Multi-Agent Reinforcement Learning with Optimal Equivalent Action of Neighborhood
Haixing Wang,
Yi Yang,
Zhiwei Lin,
Tian Wang
Affiliations
Haixing Wang
Henan Key Laboratory of Intelligent Detection and Control of Coal Mine Equipment, School of Electrical Engineering and Automation, Henan Polytechnic University, Shiji Road, Jiaozuo 454003, China
Yi Yang
Henan Key Laboratory of Intelligent Detection and Control of Coal Mine Equipment, School of Electrical Engineering and Automation, Henan Polytechnic University, Shiji Road, Jiaozuo 454003, China
Zhiwei Lin
School of Mathematics and Physics, Queen’s University Belfast, University Road, 10587, Belfast BT7 1NN, UK
Tian Wang
Institute of Artificial Intelligence, Beihang University, Xueyuan Road, Beijing 100083, China
In a multi-agent system, the complex interaction among agents is one of the difficulties in making the optimal decision.
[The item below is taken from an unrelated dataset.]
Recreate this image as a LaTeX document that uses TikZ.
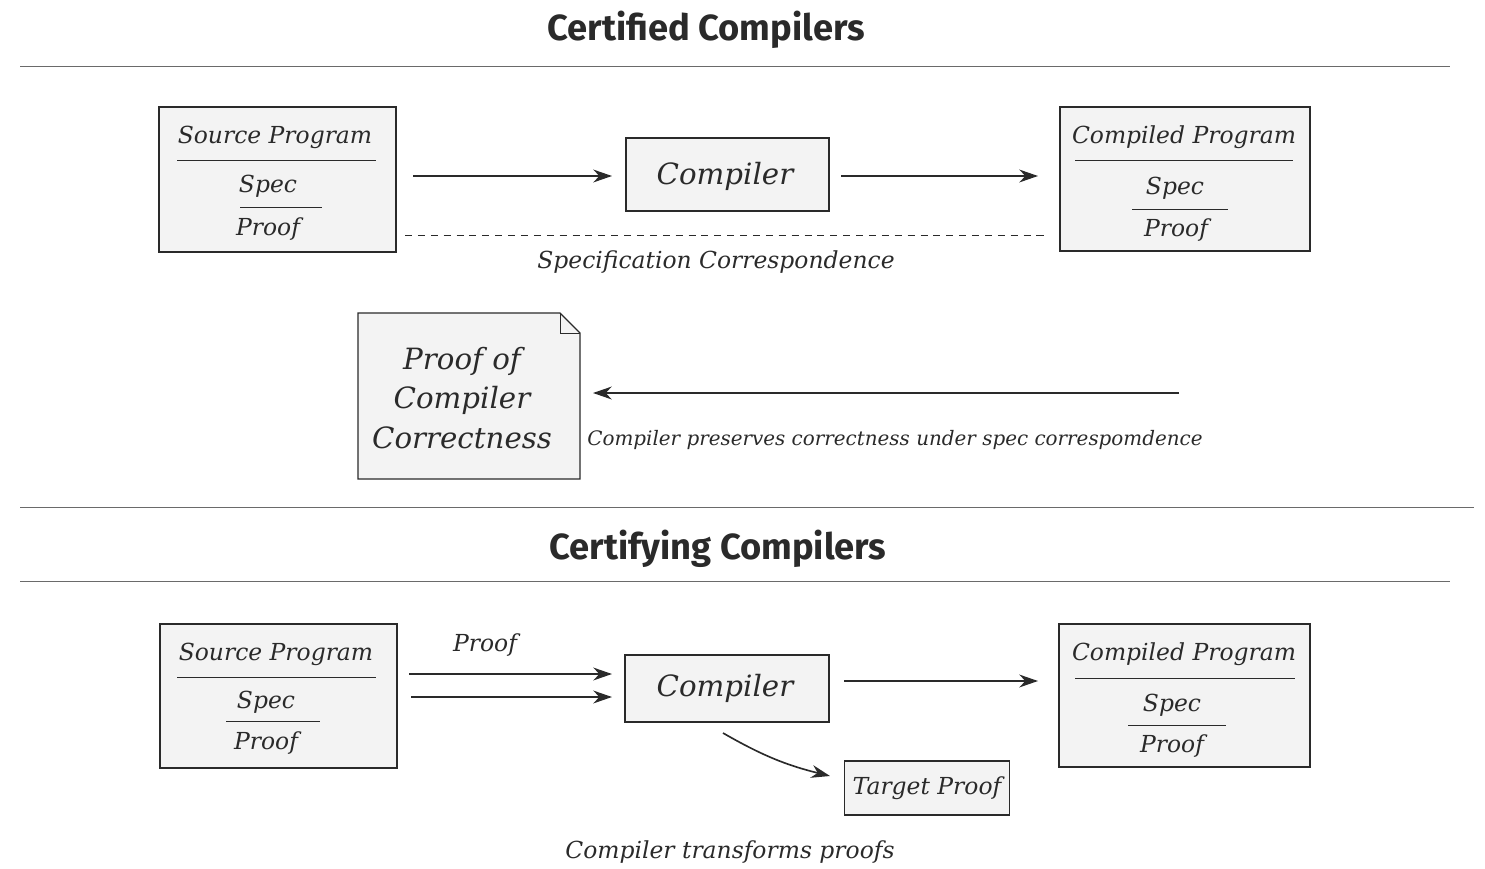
\documentclass[tikz,border=0pt]{standalone}
\usepackage{fontspec}
\setmainfont{DejaVu Serif}
\newfontfamily\titlefont{Fira Sans}
\usetikzlibrary{arrows.meta}
\definecolor{ink}{HTML}{2A2A2A}
\definecolor{boxfill}{HTML}{F3F3F3}
\tikzset{
  box/.style={draw=ink, fill=boxfill, line width=1.1pt},
  lbl/.style={text=ink, font=\itshape\fontsize{20}{22}\selectfont},
  big/.style={text=ink, font=\itshape\fontsize{25}{28}\selectfont},
  ttl/.style={text=ink, font=\titlefont\bfseries\fontsize{31}{34}\selectfont},
  rule/.style={draw=ink!70, line width=0.7pt},
  flow/.style={draw=ink, line width=1.4pt, -{Stealth[length=16pt,width=11pt]}}
}
\begin{document}
\begin{tikzpicture}[x=0.03cm, y=-0.03cm]
\useasboundingbox (0,0) rectangle (1485,868);

% certified
\node[ttl] (t1) at (706,30) {Certified Compilers};
\draw[rule] (20,66) -- (1450,66);

\draw[box] (159,107) rectangle (396,252);
\node[lbl] (src1) at (275,137) {Source Program};
\draw[ink] (177,160) -- (376,160);
\node[lbl] (spec1) at (268,186) {Spec};
\draw[ink] (240,207) -- (322,207);
\node[lbl] (prf1) at (268,229) {Proof};
\coordinate (s1out) at (413,176);

\draw[box] (626,138) rectangle (829,211);
\node[big] (comp1) at (725,176) {Compiler};
\coordinate (c1in) at (612,176);
\coordinate (c1out) at (841,176);

\draw[box] (1060,107) rectangle (1310,251);
\node[lbl] (tgt1) at (1184,137) {Compiled Program};
\draw[ink] (1075,160) -- (1293,160);
\node[lbl] (tspec1) at (1175,188) {Spec};
\draw[ink] (1132,209) -- (1228,209);
\node[lbl] (tprf1) at (1176,230) {Proof};
\coordinate (t1in) at (1038,176);

\draw[flow] (s1out) -- (c1in);
\draw[flow] (c1out) -- (t1in);

\draw[ink, dashed, dash pattern=on 6pt off 5pt] (405,235) -- (1047,235);
\node[lbl] (corr) at (716,262) {Specification Correspondence};

\draw[box] (358,313) -- (560,313) -- (580,333) -- (580,479) -- (358,479) -- cycle;
\draw[ink, line width=0.8pt] (560,313) -- (560,333) -- (580,333);
\node[big, align=center] (pcc) at (462,398) {Proof of\\[6pt]Compiler\\[6pt]Correctness};
\coordinate (pres) at (1179,393);
\draw[flow] (pres) -- (593,393);
\node[lbl, font=\itshape\fontsize{17}{20}\selectfont] (preslbl) at (895,440) {Compiler preserves correctness under spec correspomdence};

\draw[rule] (20,507) -- (1474,507);

% certifying
\node[ttl] (t2) at (718,549) {Certifying Compilers};
\draw[rule] (20,581) -- (1450,581);

\draw[box] (160,624) rectangle (397,768);
\node[lbl] (src2) at (276,654) {Source Program};
\draw[ink] (177,677) -- (376,677);
\node[lbl] (spec2) at (266,702) {Spec};
\draw[ink] (226,721) -- (320,721);
\node[lbl] (prf2) at (266,743) {Proof};

\draw[box] (625,655) rectangle (829,722);
\node[big] (comp2) at (725,688) {Compiler};

\draw[box] (1059,624) rectangle (1310,767);
\node[lbl] (tgt2) at (1184,654) {Compiled Program};
\draw[ink] (1075,678) -- (1295,678);
\node[lbl] (tspec2) at (1172,705) {Spec};
\draw[ink] (1128,725) -- (1226,725);
\node[lbl] (tprf2) at (1172,746) {Proof};

\coordinate (s2a) at (409,674);
\coordinate (s2b) at (411,697);
\draw[flow] (s2a) -- (612,674);
\draw[flow] (s2b) -- (612,697);
\node[lbl] (plbl) at (485,645) {Proof};
\coordinate (c2out) at (844,681);
\draw[flow] (c2out) -- (1038,681);

\node[box, lbl, minimum width=165*0.03cm, minimum height=54*0.03cm] (tp) at (927,788) {Target Proof};
\coordinate (c2low) at (723,733);
\coordinate (tpin) at (830,776);
\draw[flow] (c2low) to[bend right=8] (tpin);
\node[lbl] (xlbl) at (730,852) {Compiler transforms proofs};
\end{tikzpicture}
\end{document}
This paper proposes a new action value function and a learning mechanism based on the optimal equivalent action of the neighborhood (OEAN) of a multi-agent system, in order to obtain the optimal decision from the agents. In the new Q-value function, the OEAN is used to depict the equivalent interaction between the current agent and the others. To deal with the non-stationary environment when agents act, the OEAN of the current agent is inferred simultaneously by the maximum a posteriori based on the hidden Markov random field model. The convergence property of the proposed methodology proved that the Q-value function can approach the global Nash equilibrium value using the iteration mechanism. The effectiveness of the method is verified by the case study of the top-coal caving. The experiment results show that the OEAN can reduce the complexity of the agents’ interaction description, meanwhile, the top-coal caving performance can be improved significantly.